::: EXERCISE INPUT :::
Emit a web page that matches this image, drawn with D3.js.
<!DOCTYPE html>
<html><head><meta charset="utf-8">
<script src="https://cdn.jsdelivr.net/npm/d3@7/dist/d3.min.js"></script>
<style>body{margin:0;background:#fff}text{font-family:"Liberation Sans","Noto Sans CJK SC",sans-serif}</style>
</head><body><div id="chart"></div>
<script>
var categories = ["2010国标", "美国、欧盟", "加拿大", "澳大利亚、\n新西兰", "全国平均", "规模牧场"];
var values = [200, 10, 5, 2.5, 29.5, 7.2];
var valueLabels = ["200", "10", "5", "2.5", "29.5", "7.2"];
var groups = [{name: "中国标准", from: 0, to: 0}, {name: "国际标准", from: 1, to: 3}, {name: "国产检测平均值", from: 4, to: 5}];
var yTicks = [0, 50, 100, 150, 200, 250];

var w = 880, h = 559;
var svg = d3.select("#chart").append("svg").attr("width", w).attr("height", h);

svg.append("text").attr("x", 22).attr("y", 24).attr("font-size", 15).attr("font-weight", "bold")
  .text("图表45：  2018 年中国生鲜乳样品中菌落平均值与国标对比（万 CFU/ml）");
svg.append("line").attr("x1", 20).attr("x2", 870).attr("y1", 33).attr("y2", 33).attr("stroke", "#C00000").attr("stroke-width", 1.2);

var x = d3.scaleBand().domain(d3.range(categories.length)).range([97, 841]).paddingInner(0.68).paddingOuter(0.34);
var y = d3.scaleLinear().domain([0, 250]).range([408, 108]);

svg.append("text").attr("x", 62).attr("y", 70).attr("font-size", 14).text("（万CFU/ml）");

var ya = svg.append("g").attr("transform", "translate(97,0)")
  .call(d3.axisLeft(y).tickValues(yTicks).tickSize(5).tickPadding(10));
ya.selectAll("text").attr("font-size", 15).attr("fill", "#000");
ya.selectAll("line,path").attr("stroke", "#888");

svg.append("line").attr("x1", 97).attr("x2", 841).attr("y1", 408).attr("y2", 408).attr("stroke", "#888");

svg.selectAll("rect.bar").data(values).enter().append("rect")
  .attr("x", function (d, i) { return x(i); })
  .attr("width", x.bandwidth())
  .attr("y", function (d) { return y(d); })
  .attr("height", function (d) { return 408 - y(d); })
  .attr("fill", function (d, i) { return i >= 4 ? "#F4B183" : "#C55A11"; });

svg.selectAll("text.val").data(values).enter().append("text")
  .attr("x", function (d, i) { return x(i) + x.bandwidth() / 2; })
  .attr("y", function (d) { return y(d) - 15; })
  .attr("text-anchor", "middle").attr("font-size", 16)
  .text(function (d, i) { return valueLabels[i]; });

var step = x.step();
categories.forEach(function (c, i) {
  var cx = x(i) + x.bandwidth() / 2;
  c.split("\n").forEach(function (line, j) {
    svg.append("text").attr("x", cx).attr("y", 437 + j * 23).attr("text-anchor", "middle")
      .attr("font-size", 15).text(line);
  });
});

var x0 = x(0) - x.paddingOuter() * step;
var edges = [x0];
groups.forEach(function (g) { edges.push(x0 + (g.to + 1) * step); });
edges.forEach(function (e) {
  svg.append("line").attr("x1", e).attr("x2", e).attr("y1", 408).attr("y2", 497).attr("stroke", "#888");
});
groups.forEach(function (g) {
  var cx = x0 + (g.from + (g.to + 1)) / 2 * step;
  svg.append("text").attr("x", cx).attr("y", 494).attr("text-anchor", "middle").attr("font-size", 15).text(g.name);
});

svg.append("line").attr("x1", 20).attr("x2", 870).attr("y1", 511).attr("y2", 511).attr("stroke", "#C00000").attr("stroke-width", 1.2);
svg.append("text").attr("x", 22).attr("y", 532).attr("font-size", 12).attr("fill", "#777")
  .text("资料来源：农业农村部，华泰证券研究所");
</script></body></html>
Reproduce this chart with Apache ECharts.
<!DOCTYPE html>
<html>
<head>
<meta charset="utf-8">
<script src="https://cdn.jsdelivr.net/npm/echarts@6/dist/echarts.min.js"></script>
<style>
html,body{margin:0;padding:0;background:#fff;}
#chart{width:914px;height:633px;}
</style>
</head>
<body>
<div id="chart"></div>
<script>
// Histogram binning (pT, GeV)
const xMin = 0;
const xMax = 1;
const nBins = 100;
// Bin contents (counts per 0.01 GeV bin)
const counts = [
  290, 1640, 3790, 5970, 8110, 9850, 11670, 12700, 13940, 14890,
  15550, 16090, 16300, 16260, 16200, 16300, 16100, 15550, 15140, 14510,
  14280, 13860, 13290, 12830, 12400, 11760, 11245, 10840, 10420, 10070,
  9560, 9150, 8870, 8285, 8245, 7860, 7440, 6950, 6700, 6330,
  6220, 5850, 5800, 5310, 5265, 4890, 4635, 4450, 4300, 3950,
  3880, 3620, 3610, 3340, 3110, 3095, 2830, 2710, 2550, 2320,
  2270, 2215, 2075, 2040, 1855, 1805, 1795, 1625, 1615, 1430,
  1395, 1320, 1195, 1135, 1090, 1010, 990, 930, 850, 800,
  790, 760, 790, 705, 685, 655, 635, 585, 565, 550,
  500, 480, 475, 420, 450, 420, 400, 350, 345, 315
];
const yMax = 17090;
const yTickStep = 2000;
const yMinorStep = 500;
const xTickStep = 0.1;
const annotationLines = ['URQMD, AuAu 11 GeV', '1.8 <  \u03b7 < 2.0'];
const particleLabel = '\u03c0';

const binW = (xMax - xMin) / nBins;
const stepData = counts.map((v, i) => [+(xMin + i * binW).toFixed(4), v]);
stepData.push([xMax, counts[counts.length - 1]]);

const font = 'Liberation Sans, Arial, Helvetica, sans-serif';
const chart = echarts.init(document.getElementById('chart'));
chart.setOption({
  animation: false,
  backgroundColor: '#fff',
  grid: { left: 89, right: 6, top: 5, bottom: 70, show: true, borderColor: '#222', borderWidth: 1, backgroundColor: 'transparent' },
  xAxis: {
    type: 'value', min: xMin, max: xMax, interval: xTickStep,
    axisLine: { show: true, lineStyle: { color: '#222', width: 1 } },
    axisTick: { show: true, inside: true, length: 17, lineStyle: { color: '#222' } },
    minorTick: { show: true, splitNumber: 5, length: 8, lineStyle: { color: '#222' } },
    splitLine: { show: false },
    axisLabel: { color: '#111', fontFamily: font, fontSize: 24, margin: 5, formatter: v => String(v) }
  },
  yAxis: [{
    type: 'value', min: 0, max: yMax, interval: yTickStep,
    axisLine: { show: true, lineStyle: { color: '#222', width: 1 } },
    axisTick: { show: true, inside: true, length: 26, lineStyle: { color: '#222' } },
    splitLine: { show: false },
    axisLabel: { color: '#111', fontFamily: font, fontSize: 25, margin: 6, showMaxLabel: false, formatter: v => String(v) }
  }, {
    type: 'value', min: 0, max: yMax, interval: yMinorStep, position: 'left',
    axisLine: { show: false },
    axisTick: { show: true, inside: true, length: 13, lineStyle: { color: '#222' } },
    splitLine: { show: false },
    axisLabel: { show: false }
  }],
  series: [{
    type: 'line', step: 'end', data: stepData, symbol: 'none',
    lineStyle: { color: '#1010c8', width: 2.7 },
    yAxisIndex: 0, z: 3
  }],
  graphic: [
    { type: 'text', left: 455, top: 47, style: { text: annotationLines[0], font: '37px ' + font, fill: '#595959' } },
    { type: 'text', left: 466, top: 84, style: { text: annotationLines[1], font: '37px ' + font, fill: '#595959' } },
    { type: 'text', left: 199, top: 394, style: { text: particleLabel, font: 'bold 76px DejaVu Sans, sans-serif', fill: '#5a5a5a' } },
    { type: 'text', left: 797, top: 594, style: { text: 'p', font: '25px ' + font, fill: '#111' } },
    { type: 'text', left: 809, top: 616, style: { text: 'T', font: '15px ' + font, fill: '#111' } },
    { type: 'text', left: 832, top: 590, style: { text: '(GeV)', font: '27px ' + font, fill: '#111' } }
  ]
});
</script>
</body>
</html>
:::
### GIVEN REQUEST:
Quote exactly the first line of the data and every line after it through the one holding "var yTicks = [0, 50, 100, 150, 200, 250];".

### ANSWER IN FULL:
Emit a web page that matches this image, drawn with D3.js.
<!DOCTYPE html>
<html><head><meta charset="utf-8">
<script src="https://cdn.jsdelivr.net/npm/d3@7/dist/d3.min.js"></script>
<style>body{margin:0;background:#fff}text{font-family:"Liberation Sans","Noto Sans CJK SC",sans-serif}</style>
</head><body><div id="chart"></div>
<script>
var categories = ["2010国标", "美国、欧盟", "加拿大", "澳大利亚、\n新西兰", "全国平均", "规模牧场"];
var values = [200, 10, 5, 2.5, 29.5, 7.2];
var valueLabels = ["200", "10", "5", "2.5", "29.5", "7.2"];
var groups = [{name: "中国标准", from: 0, to: 0}, {name: "国际标准", from: 1, to: 3}, {name: "国产检测平均值", from: 4, to: 5}];
var yTicks = [0, 50, 100, 150, 200, 250];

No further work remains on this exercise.